[Aim]:
Copy each line below that contains "with".

***** Extracted material *****

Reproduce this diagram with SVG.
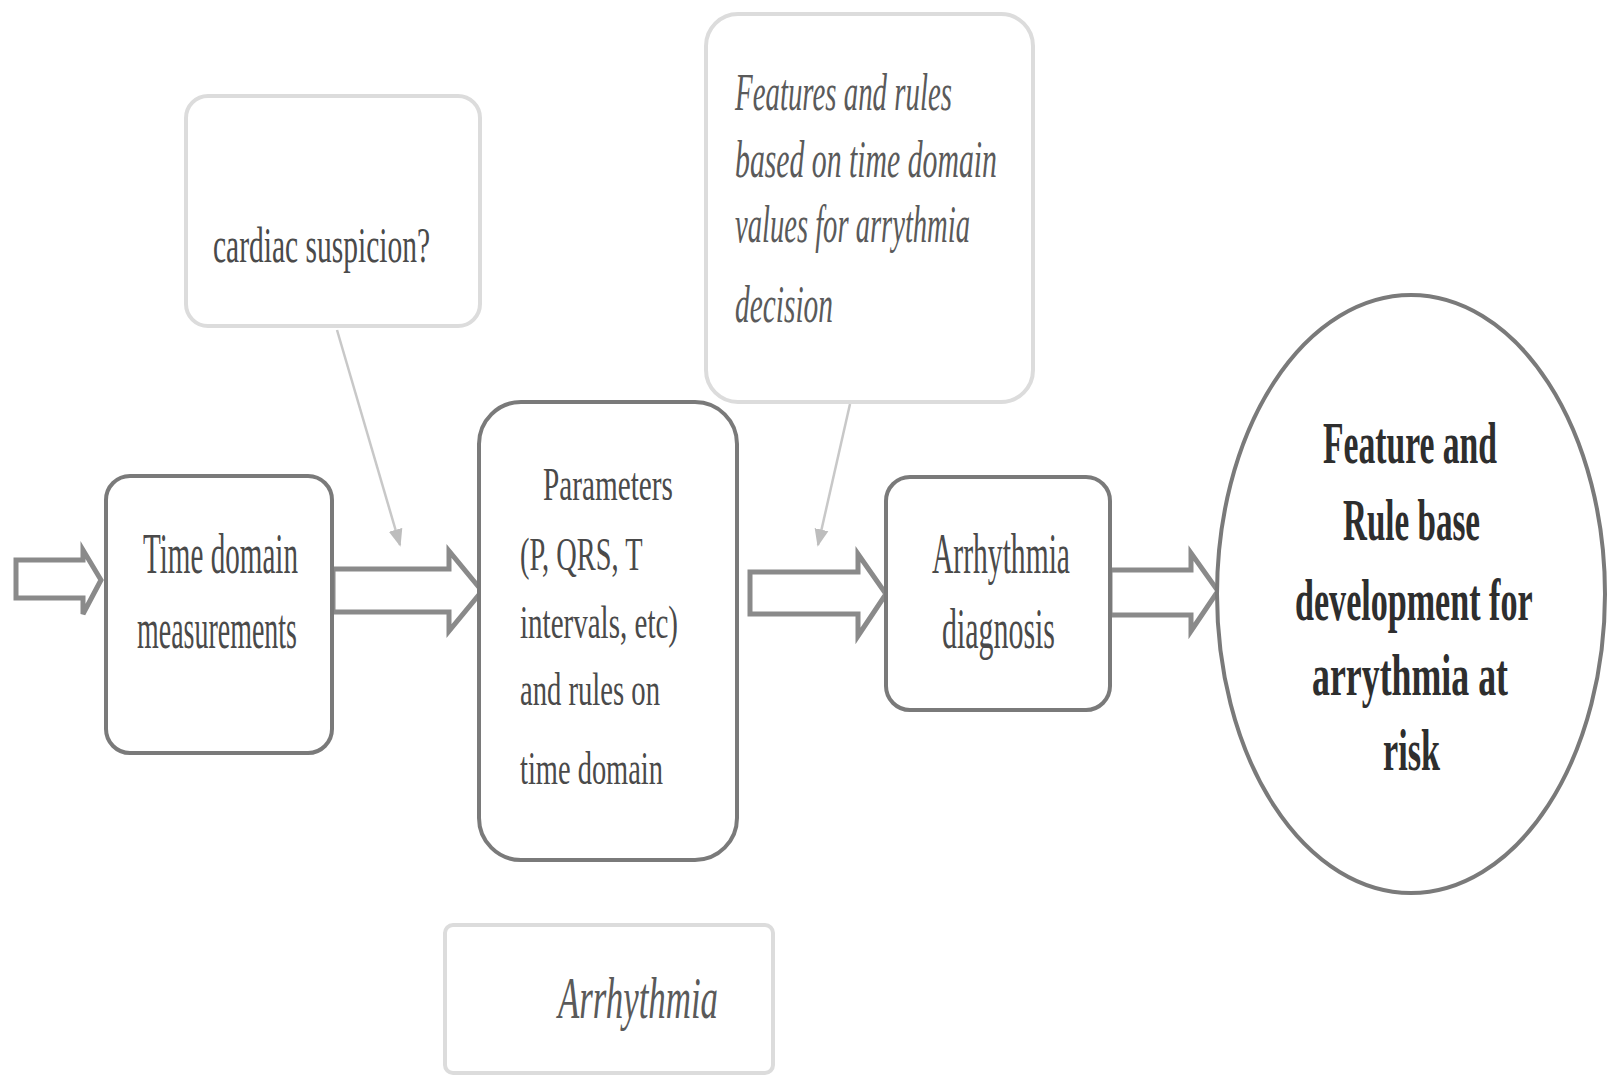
<svg xmlns="http://www.w3.org/2000/svg" width="1614" height="1081" viewBox="0 0 1614 1081">
<style>
.box{fill:#fff;stroke:#7a7a7a;stroke-width:4}
.call{fill:#fff;stroke:#dcdcdc;stroke-width:4}
.blk{fill:#fff;stroke:#8a8a8a;stroke-width:5;stroke-linejoin:miter}
.pt{stroke:#c8c8c8;stroke-width:2.5;fill:none}
.t{font-family:"Liberation Serif","Times New Roman",serif;fill:#4a4a4a}
.tb{font-family:"Liberation Serif","Times New Roman",serif;font-weight:bold;fill:#2e2e2e}
.ti{font-family:"Liberation Serif","Times New Roman",serif;font-style:italic;fill:#5a5a5a}
</style>
<defs>
<marker id="ah" viewBox="0 0 10 10" refX="9" refY="5" markerWidth="7" markerHeight="7" orient="auto" markerUnits="strokeWidth">
<path d="M0,1 L10,5 L0,9 Z" fill="#bdbdbd"/>
</marker>
</defs>
<rect width="1614" height="1081" fill="#fff"/>

<g id="connectors">
<polygon class="blk" points="16,560 83,560 83,550 101,580 83,614 83,598 16,598"/>
<polygon class="blk" points="333,569 449,569 449,551 482,591 449,631 449,612 333,612"/>
<polygon class="blk" points="750,572 858,572 858,554 886,594 858,636 858,614 750,614"/>
<polygon class="blk" points="1110,570 1191,570 1191,553 1218,591 1191,631 1191,615 1110,615"/>
<line class="pt" x1="337" y1="330" x2="400" y2="545" marker-end="url(#ah)"/>
<line class="pt" x1="850" y1="404" x2="818" y2="545" marker-end="url(#ah)"/>
</g>

<g id="callout-cardiac">
<rect class="call" x="186" y="96" width="294" height="230" rx="22"/>
<text class="t" x="213" y="262" font-size="50" textLength="217" lengthAdjust="spacingAndGlyphs" fill="#555">cardiac suspicion?</text>
</g>

<g id="callout-features">
<rect class="call" x="706" y="14" width="327" height="388" rx="32"/>
<text class="ti" font-size="52">
<tspan x="735" y="110" textLength="217" lengthAdjust="spacingAndGlyphs">Features and rules</tspan>
<tspan x="735" y="177" textLength="262" lengthAdjust="spacingAndGlyphs">based on time domain</tspan>
<tspan x="735" y="242" textLength="235" lengthAdjust="spacingAndGlyphs">values for arrythmia</tspan>
<tspan x="735" y="322" textLength="98" lengthAdjust="spacingAndGlyphs">decision</tspan>
</text>
</g>

<g id="node-time">
<rect class="box" x="106" y="476" width="226" height="277" rx="24"/>
<text class="t" font-size="56">
<tspan x="143" y="573" textLength="155" lengthAdjust="spacingAndGlyphs">Time domain</tspan>
<tspan x="137" y="648" textLength="160" lengthAdjust="spacingAndGlyphs">measurements</tspan>
</text>
</g>

<g id="node-params">
<rect class="box" x="479" y="402" width="258" height="458" rx="42"/>
<text class="t" font-size="46">
<tspan x="543" y="500" textLength="130" lengthAdjust="spacingAndGlyphs">Parameters</tspan>
<tspan x="520" y="570" textLength="122" lengthAdjust="spacingAndGlyphs">(P, QRS, T</tspan>
<tspan x="520" y="638" textLength="158" lengthAdjust="spacingAndGlyphs">intervals, etc)</tspan>
<tspan x="520" y="705" textLength="140" lengthAdjust="spacingAndGlyphs">and rules on</tspan>
<tspan x="520" y="784" textLength="143" lengthAdjust="spacingAndGlyphs">time domain</tspan>
</text>
</g>

<g id="node-diagnosis">
<rect class="box" x="886" y="477" width="224" height="233" rx="24"/>
<text class="t" font-size="56">
<tspan x="932" y="573" textLength="138" lengthAdjust="spacingAndGlyphs">Arrhythmia</tspan>
<tspan x="942" y="648" textLength="113" lengthAdjust="spacingAndGlyphs">diagnosis</tspan>
</text>
</g>

<g id="node-rulebase">
<ellipse cx="1411" cy="594" rx="194" ry="299" fill="#fff" stroke="#7a7a7a" stroke-width="4"/>
<text class="tb" font-size="60">
<tspan x="1323" y="463" textLength="174" lengthAdjust="spacingAndGlyphs">Feature and</tspan>
<tspan x="1343" y="540" textLength="137" lengthAdjust="spacingAndGlyphs">Rule base</tspan>
<tspan x="1295" y="620" textLength="237" lengthAdjust="spacingAndGlyphs">development for</tspan>
<tspan x="1312" y="695" textLength="196" lengthAdjust="spacingAndGlyphs">arrythmia  at</tspan>
<tspan x="1383" y="770" textLength="57" lengthAdjust="spacingAndGlyphs">risk</tspan>
</text>
</g>

<g id="label-arrhythmia">
<rect class="call" x="445" y="925" width="328" height="148" rx="8"/>
<text class="ti" x="558" y="1018" font-size="60" textLength="160" lengthAdjust="spacingAndGlyphs" fill="#333">Arrhythmia</text>
</g>
</svg>
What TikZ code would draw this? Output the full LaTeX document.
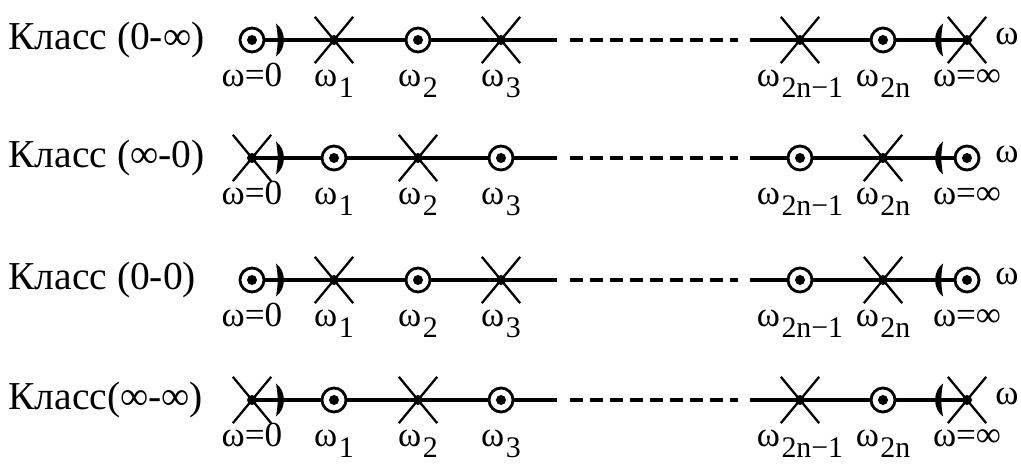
\documentclass[tikz,border=0pt]{standalone}
\usepackage{fontspec}
\setmainfont{Liberation Serif}
\usetikzlibrary{positioning,shapes.misc,backgrounds}
\newcommand{\wsub}[1]{ω\kern0.03cm\raisebox{-0.22cm}{\fontsize{17}{17}\selectfont #1}}

\begin{document}
\begin{tikzpicture}[
  zero/.style={circle,draw,fill=white,line width=1.6pt,minimum size=0.48cm,inner sep=0},
  pole/.style={cross out,draw,line width=1.3pt,minimum width=0.72cm,minimum height=0.88cm,inner sep=0},
  lab/.style={font=\fontsize{20}{22}\selectfont,inner sep=0,text height=0.5cm},
  axis/.style={line width=1.8pt}]
\useasboundingbox (0,0) rectangle (20.42,9.3);
\foreach \r/\yy/\txt/\kA/\kB/\kC/\kD in {1/8.5/{Класс (0-∞)}/zero/pole/pole/zero,
    2/6.14/{Класс (∞-0)}/pole/zero/zero/pole,
    3/3.7/{Класс (0-0)}/zero/pole/zero/pole,
    4/1.3/{Класс(∞-∞)}/pole/zero/pole/zero}{
  \node[font=\fontsize{22.5}{26}\selectfont,anchor=base west,inner sep=0] (k\r) at (0.16,\yy-0.2) {\txt};
  % points on the axis
  \node[\kA] (p\r1) at (5.04,\yy) {};
  \node[\kB] (p\r2) at (6.68,\yy) {};
  \node[\kA] (p\r3) at (8.36,\yy) {};
  \node[\kB] (p\r4) at (10.02,\yy) {};
  \node[\kC] (p\r5) at (16.0,\yy) {};
  \node[\kD] (p\r6) at (17.66,\yy) {};
  \node[\kC] (p\r7) at (19.34,\yy) {};
  \foreach \i in {1,...,7} \fill (p\r\i.center) circle (0.1);
  \coordinate (s\r) at (11.14,\yy);
  \coordinate (da\r) at (11.4,\yy);
  \coordinate (db\r) at (14.76,\yy);
  \coordinate (t\r) at (15.0,\yy);
  \begin{scope}[on background layer]
    \draw[axis] (p\r1.center) -- (s\r);
    \draw[axis,dash pattern=on 0.26cm off 0.14cm] (da\r) -- (db\r);
    \draw[axis] (t\r) -- (p\r7.center);
  \end{scope}
  % brackets
  \fill (5.52,\yy+0.33) to[bend left=55] (5.52,\yy-0.33) to[bend right=10] (5.52,\yy+0.33);
  \fill (18.86,\yy+0.33) to[bend right=55] (18.86,\yy-0.33) to[bend left=10] (18.86,\yy+0.33);
  % labels
  \node[lab,below=0.42cm of p\r1.center] (w\r1) {ω=0};
  \node[lab,below=0.42cm of p\r2.center] (w\r2) {\wsub{1}};
  \node[lab,below=0.42cm of p\r3.center] (w\r3) {\wsub{2}};
  \node[lab,below=0.42cm of p\r4.center] (w\r4) {\wsub{3}};
  \node[lab,below=0.42cm of p\r5.center] (w\r5) {\wsub{2n−1}};
  \node[lab,below=0.42cm of p\r6.center] (w\r6) {\wsub{2n}};
  \node[lab,below=0.42cm of p\r7.center] (w\r7) {ω=∞};
  \node[lab,anchor=base] (e\r) at (20.14,\yy-0.1) {ω};
}
\end{tikzpicture}
\end{document}
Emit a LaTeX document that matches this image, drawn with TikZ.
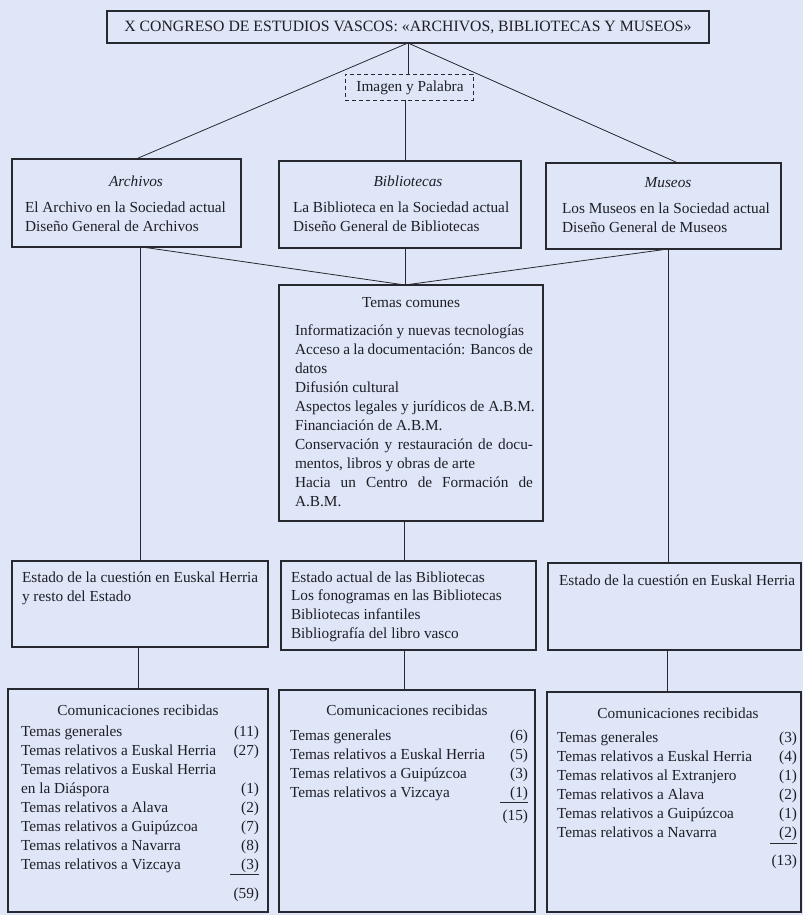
\documentclass[tikz,border=0pt]{standalone}
\usepackage{fontspec}
\setmainfont{Liberation Serif}
\definecolor{bg}{RGB}{222,230,247}
\definecolor{lc}{RGB}{40,40,48}
\definecolor{tc}{RGB}{30,30,38}
\newcommand\fs{\fontsize{15.3}{19}\selectfont}
\newcommand\boxat[6][]{%
  \pgfmathsetmacro\bw{#5-#3}\pgfmathsetmacro\bh{#6-#4}%
  \node[box,#1,minimum width=\bw pt,minimum height=\bh pt] (#2) at ({(#3+#5)/2},{(#4+#6)/2}) {};}
\begin{document}
\begin{tikzpicture}[x=1pt,y=-1pt,
  box/.style={draw=lc,line width=1.1pt,rectangle,inner sep=0pt,outer sep=0pt},
  conn/.style={draw=lc,line width=0.8pt},
  txt/.style={inner sep=0pt,outer sep=0pt,text=tc,font=\fs},
  lt/.style={txt,anchor=base west},
  rt/.style={txt,anchor=base east},
  ct/.style={txt,anchor=base},
  ul/.style={draw=lc,line width=0.7pt}]
\fill[bg] (0,0) rectangle (803,915);
\useasboundingbox (0,0) rectangle (803,915);
% boxes
\boxat{title}{107}{11}{709}{43}
\boxat[dash pattern=on 4pt off 3pt,line width=0.9pt]{imagen}{345}{74}{473}{100}
\boxat{arch}{12}{159}{241}{247}
\boxat{bib}{279}{161}{521}{248}
\boxat{mus}{546}{163}{781}{249}
\boxat{temas}{279}{285}{543}{521}
\boxat{est1}{12}{561}{268}{647}
\boxat{est2}{281}{561}{536}{650}
\boxat{est3}{548}{563}{801}{650}
\boxat{com1}{8}{689}{268}{912}
\boxat{com2}{279}{690}{535}{912}
\boxat{com3}{547}{692}{801}{912}
% connectors
\draw[conn] (title.south) -- ([xshift=9.5pt]arch.north);
\draw[conn] (title.south) -- ([xshift=14.5pt]mus.north);
\draw[conn] (title.south) -- (title.south |- imagen.north);
\draw[conn] ([xshift=-4pt]imagen.south) -- ([xshift=5pt]bib.north);
\draw[conn] ([xshift=15.5pt]arch.south) -- ([xshift=-6pt]temas.north);
\draw[conn] ([xshift=5pt]bib.south) -- ([xshift=-6pt]temas.north);
\draw[conn] ([xshift=4.5pt]mus.south) -- ([xshift=-6pt]temas.north);
\draw[conn] (est1.north |- arch.south) -- (est1.north);
\draw[conn] ([xshift=-6.5pt]est3.north |- mus.south) -- ([xshift=-6.5pt]est3.north);
\draw[conn] ([xshift=-7pt]temas.south) -- ([xshift=-7pt]temas.south |- est2.north);
\draw[conn] ([xshift=-2pt]est1.south) -- ([xshift=-2pt]est1.south |- com1.north);
\draw[conn] ([xshift=-4.5pt]est2.south) -- ([xshift=-4.5pt]est2.south |- com2.north);
\draw[conn] ([xshift=-7pt]est3.south) -- ([xshift=-7pt]est3.south |- com3.north);
% texts
\node[ct,font=\fontsize{15.75}{19}\selectfont] (ttitle) at (408,32) {X CONGRESO DE ESTUDIOS VASCOS: «ARCHIVOS, BIBLIOTECAS Y MUSEOS»};
\node[ct] (timagen) at (410,92) {Imagen y Palabra};
\node[ct,font=\fs\itshape] (tarch) at (136,186) {Archivos};
\node[lt] (tarch1) at (25,212) {El Archivo en la Sociedad actual};
\node[lt] (tarch2) at (25,231) {Diseño General de Archivos};
\node[ct,font=\fs\itshape] (tbib) at (408,186) {Bibliotecas};
\node[lt] (tbib1) at (293,212) {La Biblioteca en la Sociedad actual};
\node[lt] (tbib2) at (293,231) {Diseño General de Bibliotecas};
\node[ct,font=\fs\itshape] (tmus) at (668,187) {Museos};
\node[lt] (tmus1) at (562,213) {Los Museos en la Sociedad actual};
\node[lt] (tmus2) at (562,232) {Diseño General de Museos};
\node[ct] (ttem) at (411,307) {Temas comunes};
\foreach \t [count=\i from 0] in {%
  {Informatización y nuevas tecnologías},
  {\makebox[238pt][s]{Acceso a la documentación: Bancos de}},
  {datos},
  {Difusión cultural},
  {Aspectos legales y jurídicos de A.B.M.},
  {Financiación de A.B.M.},
  {\makebox[238pt][s]{Conservación y restauración de docu-}},
  {mentos, libros y obras de arte},
  {\makebox[238pt][s]{Hacia un Centro de Formación de}},
  {A.B.M.}}
  \node[lt] (ttem\i) at (295,{335+19*\i}) {\t};
\node[lt] (te1a) at (22,582) {Estado de la cuestión en Euskal Herria};
\node[lt] (te1b) at (22,601) {y resto del Estado};
\foreach \t [count=\i from 0] in {%
  {Estado actual de las Bibliotecas},
  {Los fonogramas en las Bibliotecas},
  {Bibliotecas infantiles},
  {Bibliografía del libro vasco}}
  \node[lt] (te2\i) at (291,{582+18.7*\i}) {\t};
\node[lt] (te3a) at (559,585) {Estado de la cuestión en Euskal Herria};
% comunicaciones 1
\node[ct] (tc1) at (138,715) {Comunicaciones recibidas};
\foreach \t/\n [count=\i from 0] in {%
  Temas generales/(11),
  Temas relativos a Euskal Herria/(27),
  Temas relativos a Euskal Herria/,
  en la Diáspora/(1),
  Temas relativos a Alava/(2),
  Temas relativos a Guipúzcoa/(7),
  Temas relativos a Navarra/(8),
  Temas relativos a Vizcaya/(3)}{
  \node[lt] (tc1l\i) at (21,{736+19*\i}) {\t};
  \node[rt] (tc1n\i) at (259,{736+19*\i}) {\n};}
\draw[ul] (230,874) -- (259,874);
\node[rt] (tc1s) at (259,898) {(59)};
% comunicaciones 2
\node[ct] (tc2) at (407,715) {Comunicaciones recibidas};
\foreach \t/\n [count=\i from 0] in {%
  Temas generales/(6),
  Temas relativos a Euskal Herria/(5),
  Temas relativos a Guipúzcoa/(3),
  Temas relativos a Vizcaya/(1)}{
  \node[lt] (tc2l\i) at (290,{740+19*\i}) {\t};
  \node[rt] (tc2n\i) at (528,{740+19*\i}) {\n};}
\draw[ul] (500,802) -- (528,802);
\node[rt] (tc2s) at (528,820) {(15)};
% comunicaciones 3
\node[ct] (tc3) at (678,718) {Comunicaciones recibidas};
\foreach \t/\n [count=\i from 0] in {%
  Temas generales/(3),
  Temas relativos a Euskal Herria/(4),
  Temas relativos al Extranjero/(1),
  Temas relativos a Alava/(2),
  Temas relativos a Guipúzcoa/(1),
  Temas relativos a Navarra/(2)}{
  \node[lt] (tc3l\i) at (557,{742+19*\i}) {\t};
  \node[rt] (tc3n\i) at (797,{742+19*\i}) {\n};}
\draw[ul] (770,843) -- (797,843);
\node[rt] (tc3s) at (797,865) {(13)};
\end{tikzpicture}
\end{document}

*****

[Exercise answer]:
Reproduce this diagram with SVG.
Emit a LaTeX document that matches this image, drawn with TikZ.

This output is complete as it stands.